▶ _Goal_:
Repeat the span of the entries below that starts at the line with "Recreate this image" and ends at the line with "ax_c = fig.add_axes([0.1282, 0.0489, 0.7938, 0.2585])", nothing more. Skip the pictures.

++++++++

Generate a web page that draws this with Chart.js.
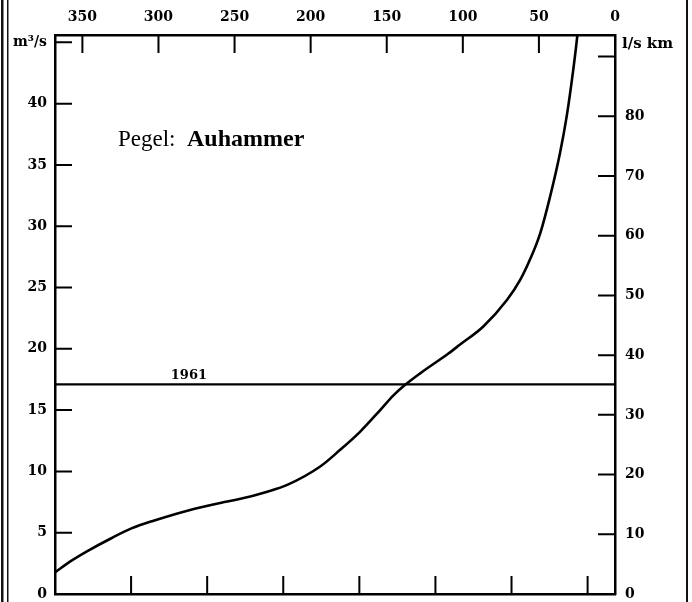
<!DOCTYPE html>
<html>
<head>
<meta charset="utf-8">
<script src="https://cdn.jsdelivr.net/npm/chart.js@4/dist/chart.umd.min.js"></script>
<style>
  html, body { margin: 0; padding: 0; background: #fff; }
  #wrap { width: 692px; height: 602px; position: relative; }
</style>
</head>
<body>
<div id="wrap"><canvas id="c" width="692" height="602"></canvas></div>
<script>
// Flow-duration curve, gauge Auhammer: days on which a discharge is reached or exceeded
const durationDays = [367.7, 357.4, 346.7, 331, 317.8, 302.7, 281, 258.7, 248.2, 228.5, 215.4, 193.7, 180.6, 167.4, 154.3, 145.6, 137.9, 128.0, 109.7, 101.8, 86.7, 70.9, 62.4, 55.8, 49.2, 42.7, 36.1, 31.7, 27.4, 24.8, 24.0];
const dischargeM3s = [1.8, 2.7, 3.5, 4.55, 5.35, 6.0, 6.8, 7.45, 7.7, 8.35, 8.9, 10.4, 11.76, 13.25, 15.0, 16.2, 17.06, 18.0, 19.6, 20.35, 21.8, 24.0, 25.6, 27.3, 29.4, 32.4, 36.0, 39.0, 42.8, 45.5, 46.6];

// mean discharge of the year 1961
const year1961Label = '1961';
const year1961Discharge = 17.1;

// axis ticks
const dayTicks = [0, 50, 100, 150, 200, 250, 300, 350];
const dayMinorTicks = [18, 68, 118, 168, 218, 268, 318];
const dischargeTicks = [0, 5, 10, 15, 20, 25, 30, 35, 40, 45];
const specificTicks = [0, 10, 20, 30, 40, 50, 60, 70, 80, 90];

const dayMax = 368;
const qMax = 45.6;
const specificPerM3s = 2.053; // l/s km per m³/s (catchment area)

const FONT = "'DejaVu Serif', 'Liberation Serif', serif";

const frame = {
  id: 'frame',
  beforeDraw(chart) {
    const ctx = chart.ctx;
    ctx.save();
    ctx.fillStyle = '#fff';
    ctx.fillRect(0, 0, chart.width, chart.height);
    // page edges
    ctx.fillStyle = '#111';
    ctx.fillRect(1, 0, 2.5, chart.height);
    ctx.fillRect(7, 0, 1.5, chart.height);
    ctx.fillRect(686, 0, 2, chart.height);
    ctx.restore();
  },
  afterDraw(chart) {
    const { ctx, chartArea: a, scales } = chart;
    ctx.save();
    ctx.strokeStyle = '#000';
    ctx.lineWidth = 2;
    const L = 17;
    ctx.beginPath();
    dayTicks.forEach(v => {
      if (v === 0) return;
      const x = scales.xTop.getPixelForValue(v);
      ctx.moveTo(x, a.top); ctx.lineTo(x, a.top + L + 1);
    });
    dayMinorTicks.forEach(v => {
      const x = scales.x.getPixelForValue(v);
      ctx.moveTo(x, a.bottom); ctx.lineTo(x, a.bottom - L - 1);
    });
    dischargeTicks.forEach(v => {
      if (v === 0) return;
      const y = scales.y.getPixelForValue(v);
      ctx.moveTo(a.left, y); ctx.lineTo(a.left + L, y);
    });
    specificTicks.forEach(v => {
      if (v === 0) return;
      const y = scales.y2.getPixelForValue(v);
      ctx.moveTo(a.right, y); ctx.lineTo(a.right - L, y);
    });
    ctx.stroke();

    // unit of the right axis
    ctx.fillStyle = '#000';
    ctx.font = "bold 15px " + FONT;
    ctx.textAlign = 'left';
    ctx.textBaseline = 'middle';
    ctx.fillText('l/s km', a.right + 7, scales.y.getPixelForValue(45) + 2);

    // year label above the 1961 line
    ctx.font = "bold 13px " + FONT;
    ctx.textAlign = 'center';
    ctx.textBaseline = 'alphabetic';
    ctx.fillText(year1961Label, scales.x.getPixelForValue(280), scales.y.getPixelForValue(year1961Discharge) - 5);

    // gauge title
    ctx.textAlign = 'left';
    const ty = 146;
    ctx.font = "23px 'Liberation Serif', serif";
    ctx.fillText('Pegel:', 118, ty);
    ctx.font = "bold 24px 'Liberation Serif', serif";
    ctx.fillText('Auhammer', 187, ty);
    ctx.restore();
  }
};

const border = { display: true, color: '#000', width: 2.5 };
const tickFont = { family: FONT, weight: 'bold', size: 14 };
const noPadding = s => { s.paddingTop = 0; s.paddingBottom = 0; s.paddingLeft = 0; s.paddingRight = 0; };

new Chart(document.getElementById('c'), {
  type: 'line',
  data: {
    datasets: [
      {
        label: 'Dauerlinie',
        data: durationDays.map((d, i) => ({ x: d, y: dischargeM3s[i] })),
        borderColor: '#000',
        borderWidth: 2.6,
        pointRadius: 0,
        cubicInterpolationMode: 'monotone',
        xAxisID: 'x', yAxisID: 'y'
      },
      {
        label: year1961Label,
        data: [{ x: dayMax, y: year1961Discharge }, { x: 0, y: year1961Discharge }],
        borderColor: '#000',
        borderWidth: 2.2,
        pointRadius: 0,
        xAxisID: 'x', yAxisID: 'y'
      }
    ]
  },
  options: {
    responsive: false,
    animation: false,
    layout: { padding: 0 },
    plugins: { legend: { display: false }, tooltip: { enabled: false } },
    scales: {
      x: {
        type: 'linear', position: 'bottom', reverse: true, min: 0, max: dayMax,
        grid: { display: false }, border,
        ticks: { display: false },
        afterFit(s) { s.height = 8; noPadding(s); }
      },
      xTop: {
        type: 'linear', position: 'top', reverse: true, min: 0, max: dayMax,
        grid: { display: false, drawTicks: false }, border,
        afterBuildTicks(s) { s.ticks = dayTicks.map(v => ({ value: v })); },
        ticks: { color: '#000', font: tickFont, padding: 9, maxRotation: 0, autoSkip: false },
        afterFit(s) { s.height = 35; noPadding(s); }
      },
      y: {
        type: 'linear', position: 'left', min: 0, max: qMax,
        grid: { display: false, drawTicks: false }, border,
        afterBuildTicks(s) { s.ticks = dischargeTicks.map(v => ({ value: v })); },
        ticks: {
          color: '#000', font: tickFont, padding: 8,
          callback: v => (v === 45 ? 'm³/s' : v)
        },
        afterFit(s) { s.width = 55; noPadding(s); }
      },
      y2: {
        type: 'linear', position: 'right', min: 0, max: qMax * specificPerM3s,
        grid: { display: false, drawTicks: false }, border,
        afterBuildTicks(s) { s.ticks = specificTicks.map(v => ({ value: v })); },
        ticks: {
          color: '#000', font: tickFont, padding: 10,
          callback: v => (v === 90 ? '' : v)
        },
        afterFit(s) { s.width = 77; noPadding(s); }
      }
    }
  },
  plugins: [frame]
});
</script>
</body>
</html>
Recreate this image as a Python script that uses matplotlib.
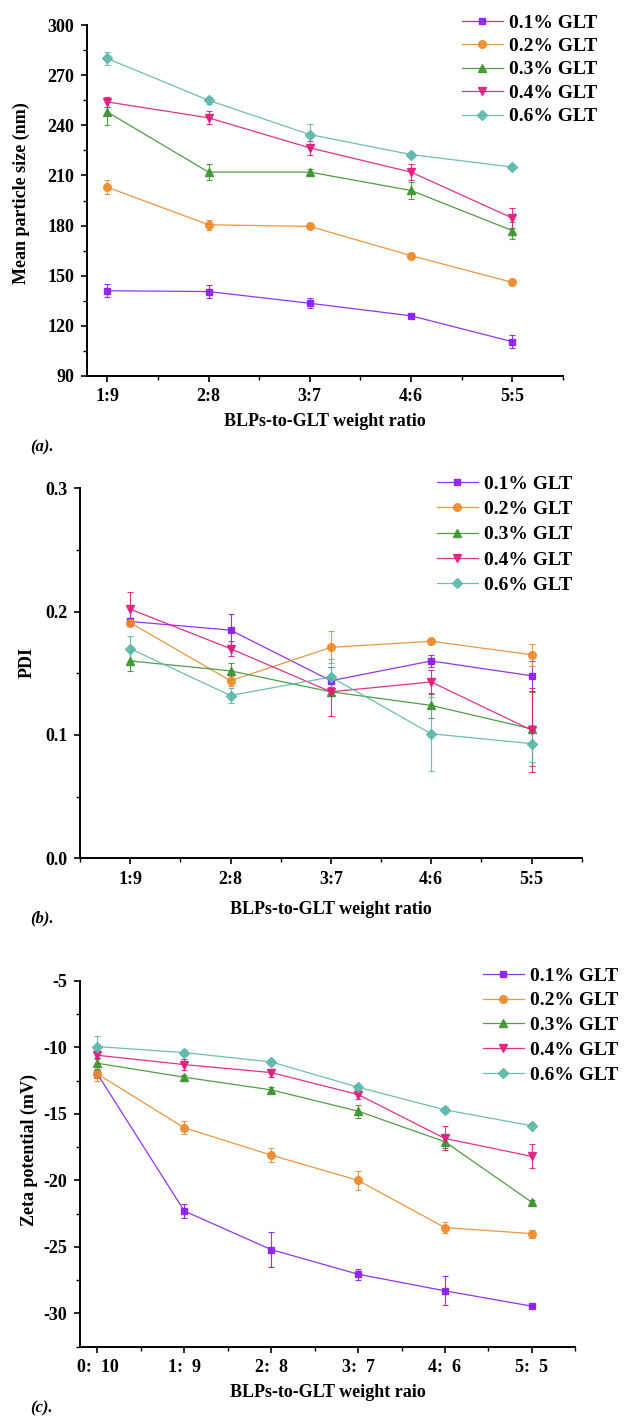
import matplotlib
matplotlib.use("Agg")
import matplotlib.pyplot as plt
from matplotlib.ticker import MultipleLocator

plt.rcParams['font.family'] = ['Liberation Serif', 'DejaVu Serif']
plt.rcParams['font.weight'] = 'bold'
plt.rcParams['axes.unicode_minus'] = False

labels = ['0.1% GLT', '0.2% GLT', '0.3% GLT', '0.4% GLT', '0.6% GLT']
colors = ['#8a1cf5', '#ee8a2a', '#3d932f', '#e31a7c', '#5cb8a9']
markers = ['s', 'o', '^', 'v', 'D']
msizes = [5, 5.5, 6, 6, 5]

# (a) mean particle size
ratio_ab = ['1:9', '2:8', '3:7', '4:6', '5:5']
size_01 = [141, 140.5, 133.5, 126, 110.5]
size_02 = [203, 180.5, 179.5, 162, 146]
size_03 = [248, 212, 212, 201, 177]
size_04 = [254, 244.5, 226.5, 212, 184.5]
size_06 = [280, 255, 234.5, 222.5, 215]
size_err_01 = [4, 4, 3, 1, 4]
size_err_02 = [4, 3, 1, 1, 1]
size_err_03 = [8, 5, 2, 5, 5]
size_err_04 = [3, 4, 4, 5, 6]
size_err_06 = [4, 2, 6, 1.5, 1]

# (b) PDI
pdi_01 = [0.192, 0.185, 0.144, 0.160, 0.148]
pdi_02 = [0.191, 0.144, 0.171, 0.176, 0.165]
pdi_03 = [0.160, 0.152, 0.135, 0.124, 0.105]
pdi_04 = [0.202, 0.170, 0.135, 0.143, 0.104]
pdi_06 = [0.170, 0.132, 0.147, 0.101, 0.093]
pdi_err_01 = [0.003, 0.013, 0.005, 0.005, 0.012]
pdi_err_02 = [0.003, 0.004, 0.013, 0.002, 0.009]
pdi_err_03 = [0.008, 0.006, 0.003, 0.010, 0.030]
pdi_err_04 = [0.014, 0.006, 0.020, 0.010, 0.034]
pdi_err_06 = [0.010, 0.006, 0.015, 0.030, 0.015]

# (c) zeta potential
ratio_c = ['0:  10', '1:  9', '2:  8', '3:  7', '4:  6', '5:  5']
zeta_01 = [-12.0, -22.3, -25.2, -27.05, -28.3, -29.45]
zeta_02 = [-12.0, -16.05, -18.1, -20.0, -23.55, -24.0]
zeta_03 = [-11.2, -12.25, -13.2, -14.8, -17.1, -21.65]
zeta_04 = [-10.6, -11.3, -11.9, -13.55, -16.85, -18.2]
zeta_06 = [-9.95, -10.4, -11.1, -13.0, -14.7, -15.9]
zeta_err_01 = [0.3, 0.5, 1.3, 0.4, 1.1, 0.1]
zeta_err_02 = [0.5, 0.5, 0.5, 0.7, 0.4, 0.3]
zeta_err_03 = [0.4, 0.2, 0.2, 0.5, 0.5, 0.2]
zeta_err_04 = [0.3, 0.4, 0.3, 0.3, 0.9, 0.9]
zeta_err_06 = [0.8, 0.2, 0.2, 0.2, 0.2, 0.2]

fig = plt.figure(figsize=(6.24, 14.16), dpi=100)
ax_a = fig.add_axes([0.1394, 0.7345, 0.7628, 0.2478])
ax_b = fig.add_axes([0.1282, 0.3938, 0.8040, 0.2614])
ax_c = fig.add_axes([0.1282, 0.0489, 0.7938, 0.2585])


def draw(ax, xs, series, errs):
    lines = []
    for i in range(5):
        cont = ax.errorbar(xs, series[i], yerr=errs[i], color=colors[i], marker=markers[i],
                           markersize=msizes[i], linewidth=0.9, elinewidth=0.8, capsize=2.5,
                           capthick=0.8, ecolor=colors[i], label=labels[i], alpha=0.9)
        lines.append(cont[0])
    return lines


def style(ax):
    for s in ['top', 'right']:
        ax.spines[s].set_visible(False)
    for s in ['left', 'bottom']:
        ax.spines[s].set_linewidth(1.4)
    ax.tick_params(which='major', direction='out', length=4, width=1.2, labelsize=13, pad=5)
    ax.tick_params(which='minor', direction='out', length=3, width=1.0)
    for t in ax.get_xticklabels() + ax.get_yticklabels():
        t.set_fontweight('bold')


x_ab = list(range(1, len(ratio_ab) + 1))
x_c = list(range(len(ratio_c)))

h_a = draw(ax_a, x_ab, [size_01, size_02, size_03, size_04, size_06],
           [size_err_01, size_err_02, size_err_03, size_err_04, size_err_06])
ax_a.set_xlim(0.8, 5.5)
ax_a.set_ylim(90, 300)
ax_a.set_xticks(x_ab)
ax_a.set_xticklabels(ratio_ab)
ax_a.xaxis.set_minor_locator(MultipleLocator(0.5))
ax_a.yaxis.set_major_locator(MultipleLocator(30))
ax_a.yaxis.set_minor_locator(MultipleLocator(15))
style(ax_a)
ax_a.set_xlabel('BLPs-to-GLT weight ratio', fontsize=13, fontweight='bold')
ax_a.set_ylabel('Mean particle size (nm)', fontsize=13, fontweight='bold')
ax_a.xaxis.set_label_coords(0.5, -46 / 351)
ax_a.xaxis.label.set_va('center')
ax_a.yaxis.set_label_coords(-0.137, 0.52)
ax_a.yaxis.label.set_va('center')

h_b = draw(ax_b, x_ab, [pdi_01, pdi_02, pdi_03, pdi_04, pdi_06],
           [pdi_err_01, pdi_err_02, pdi_err_03, pdi_err_04, pdi_err_06])
ax_b.set_xlim(0.5, 5.5)
ax_b.set_ylim(0, 0.3)
ax_b.set_xticks(x_ab)
ax_b.set_xticklabels(ratio_ab)
ax_b.xaxis.set_minor_locator(MultipleLocator(0.5))
ax_b.yaxis.set_major_locator(MultipleLocator(0.1))
ax_b.yaxis.set_minor_locator(MultipleLocator(0.05))
style(ax_b)
ax_b.set_xlabel('BLPs-to-GLT weight ratio', fontsize=13, fontweight='bold')
ax_b.set_ylabel('PDI', fontsize=13, fontweight='bold')
ax_b.xaxis.set_label_coords(0.5, -51 / 370)
ax_b.xaxis.label.set_va('center')
ax_b.yaxis.set_label_coords(-0.106, 0.53)
ax_b.yaxis.label.set_va('center')

h_c = draw(ax_c, x_c, [zeta_01, zeta_02, zeta_03, zeta_04, zeta_06],
           [zeta_err_01, zeta_err_02, zeta_err_03, zeta_err_04, zeta_err_06])
ax_c.set_xlim(-0.2, 5.5)
ax_c.set_ylim(-32.5, -5)
ax_c.set_xticks(x_c)
ax_c.set_xticklabels(ratio_c)
ax_c.xaxis.set_minor_locator(MultipleLocator(0.5))
ax_c.yaxis.set_major_locator(MultipleLocator(5))
ax_c.yaxis.set_minor_locator(MultipleLocator(2.5))
style(ax_c)
ax_c.set_xlabel('BLPs-to-GLT weight raio', fontsize=13, fontweight='bold')
ax_c.set_ylabel('Zeta potential (mV)', fontsize=13, fontweight='bold')
ax_c.xaxis.set_label_coords(0.5, -46 / 366)
ax_c.xaxis.label.set_va('center')
ax_c.yaxis.set_label_coords(-0.103, 0.537)
ax_c.yaxis.label.set_va('center')

leg_kw = dict(loc='upper left', bbox_transform=fig.transFigure, frameon=False,
              borderpad=0, borderaxespad=0, handlelength=2.1, handletextpad=0.3,
              prop={'family': 'Liberation Serif', 'weight': 'bold', 'size': 14})
ax_a.legend(h_a, labels, bbox_to_anchor=(462 / 624, 1 - 14 / 1416), labelspacing=0.30, **leg_kw)
ax_b.legend(h_b, labels, bbox_to_anchor=(437 / 624, 1 - 475 / 1416), labelspacing=0.40, **leg_kw)
ax_c.legend(h_c, labels, bbox_to_anchor=(483 / 624, 1 - 967 / 1416), labelspacing=0.37, **leg_kw)

fig.text(30 / 624, 1 - 447 / 1416, '(a).', fontsize=12, fontweight='bold', style='italic', va='center')
fig.text(30 / 624, 1 - 918 / 1416, '(b).', fontsize=12, fontweight='bold', style='italic', va='center')
fig.text(30 / 624, 1 - 1408 / 1416, '(c).', fontsize=12, fontweight='bold', style='italic', va='center')

fig.savefig('out.png', dpi=100)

++++++++

▶ _Correct output_:
Recreate this image as a Python script that uses matplotlib.
import matplotlib
matplotlib.use("Agg")
import matplotlib.pyplot as plt
from matplotlib.ticker import MultipleLocator

plt.rcParams['font.family'] = ['Liberation Serif', 'DejaVu Serif']
plt.rcParams['font.weight'] = 'bold'
plt.rcParams['axes.unicode_minus'] = False

labels = ['0.1% GLT', '0.2% GLT', '0.3% GLT', '0.4% GLT', '0.6% GLT']
colors = ['#8a1cf5', '#ee8a2a', '#3d932f', '#e31a7c', '#5cb8a9']
markers = ['s', 'o', '^', 'v', 'D']
msizes = [5, 5.5, 6, 6, 5]

# (a) mean particle size
ratio_ab = ['1:9', '2:8', '3:7', '4:6', '5:5']
size_01 = [141, 140.5, 133.5, 126, 110.5]
size_02 = [203, 180.5, 179.5, 162, 146]
size_03 = [248, 212, 212, 201, 177]
size_04 = [254, 244.5, 226.5, 212, 184.5]
size_06 = [280, 255, 234.5, 222.5, 215]
size_err_01 = [4, 4, 3, 1, 4]
size_err_02 = [4, 3, 1, 1, 1]
size_err_03 = [8, 5, 2, 5, 5]
size_err_04 = [3, 4, 4, 5, 6]
size_err_06 = [4, 2, 6, 1.5, 1]

# (b) PDI
pdi_01 = [0.192, 0.185, 0.144, 0.160, 0.148]
pdi_02 = [0.191, 0.144, 0.171, 0.176, 0.165]
pdi_03 = [0.160, 0.152, 0.135, 0.124, 0.105]
pdi_04 = [0.202, 0.170, 0.135, 0.143, 0.104]
pdi_06 = [0.170, 0.132, 0.147, 0.101, 0.093]
pdi_err_01 = [0.003, 0.013, 0.005, 0.005, 0.012]
pdi_err_02 = [0.003, 0.004, 0.013, 0.002, 0.009]
pdi_err_03 = [0.008, 0.006, 0.003, 0.010, 0.030]
pdi_err_04 = [0.014, 0.006, 0.020, 0.010, 0.034]
pdi_err_06 = [0.010, 0.006, 0.015, 0.030, 0.015]

# (c) zeta potential
ratio_c = ['0:  10', '1:  9', '2:  8', '3:  7', '4:  6', '5:  5']
zeta_01 = [-12.0, -22.3, -25.2, -27.05, -28.3, -29.45]
zeta_02 = [-12.0, -16.05, -18.1, -20.0, -23.55, -24.0]
zeta_03 = [-11.2, -12.25, -13.2, -14.8, -17.1, -21.65]
zeta_04 = [-10.6, -11.3, -11.9, -13.55, -16.85, -18.2]
zeta_06 = [-9.95, -10.4, -11.1, -13.0, -14.7, -15.9]
zeta_err_01 = [0.3, 0.5, 1.3, 0.4, 1.1, 0.1]
zeta_err_02 = [0.5, 0.5, 0.5, 0.7, 0.4, 0.3]
zeta_err_03 = [0.4, 0.2, 0.2, 0.5, 0.5, 0.2]
zeta_err_04 = [0.3, 0.4, 0.3, 0.3, 0.9, 0.9]
zeta_err_06 = [0.8, 0.2, 0.2, 0.2, 0.2, 0.2]

fig = plt.figure(figsize=(6.24, 14.16), dpi=100)
ax_a = fig.add_axes([0.1394, 0.7345, 0.7628, 0.2478])
ax_b = fig.add_axes([0.1282, 0.3938, 0.8040, 0.2614])
ax_c = fig.add_axes([0.1282, 0.0489, 0.7938, 0.2585])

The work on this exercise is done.